Chi sarà secondo lei l’allenatore del futuro?

“Non ho preferenze particolari e non penso ci sia una tipologia ben precisa di allenatore vincente. Gattuso è uno che mi piace molto. Le sue squadre hanno identità e lui si è molto evoluto come allenatore.  Ci sono tanti intellettuali in giro che danno etichette, ma per me Gattuso è un grande allenatore. Anzi, per prima cosa è un grande uomo che quello che dice poi lo fa.”

Quindi lei come lo vede il Napoli del futuro?

“Io darei fiducia al progetto Gattuso. In generale poi De Laurentiis ha un fiuto che gli permette di arrivare sempre un passo prima degli altri nelle scelte e nelle decisioni, questa è stata la forza del Napoli. Ma come ho detto prima servono gli investimenti, altrimenti se un giorno il fiuto viene a mancare sarà un fallimento. Infatti per me Ancelotti è stata l’unica scelta sbagliata.”
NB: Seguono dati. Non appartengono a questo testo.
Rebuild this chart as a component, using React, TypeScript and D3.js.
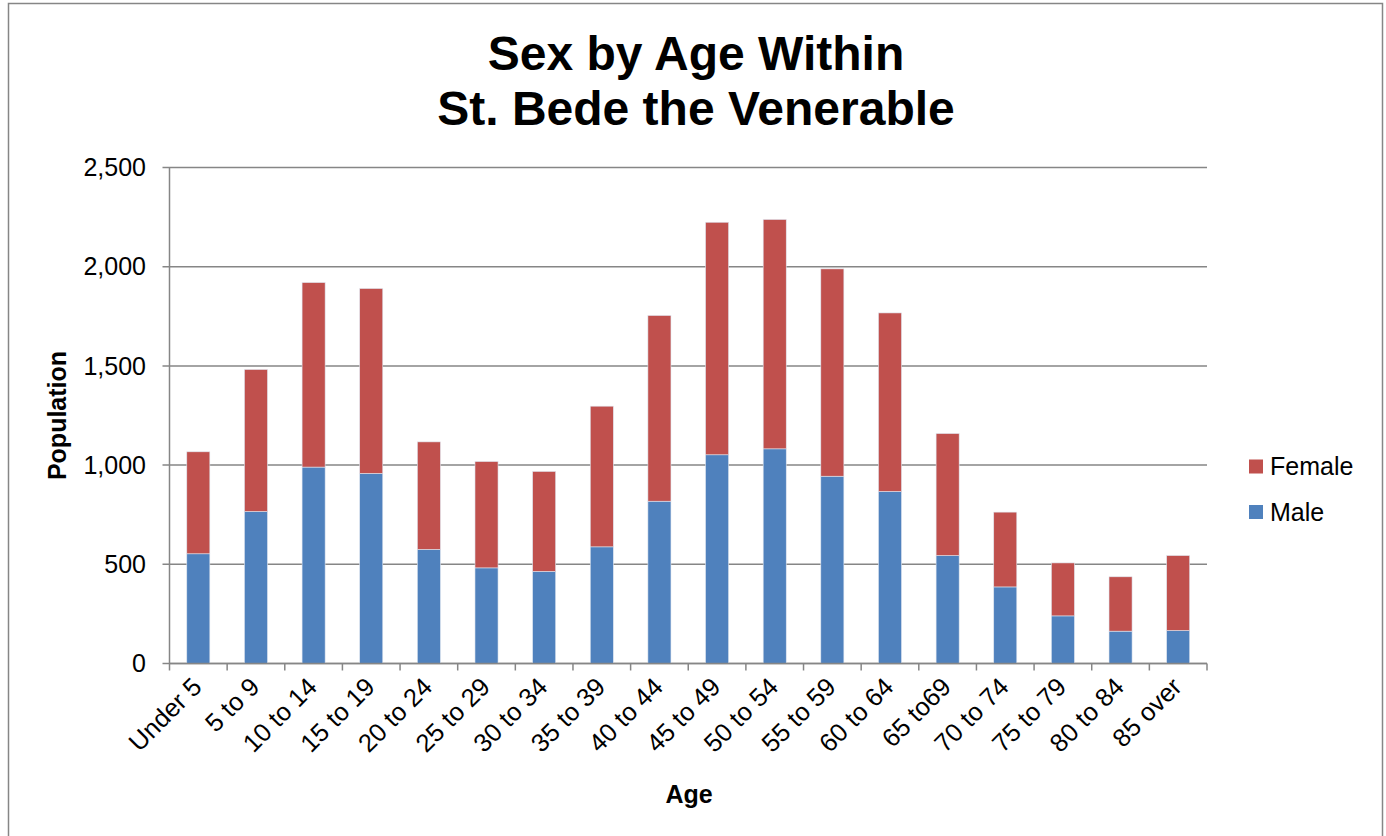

Per quale motivo Ancelotti è stata una scelta sbagliata?

“Su di lui mi sono già espresso, aver scelto il figlio come allenatore in seconda è stata la chiave dell’insuccesso del suo Napoli. Inoltre è stato uno schiaffo alla meritocrazia, nei confronti di chi crede in questa professione e fatica ogni giorno facendo la gavetta.”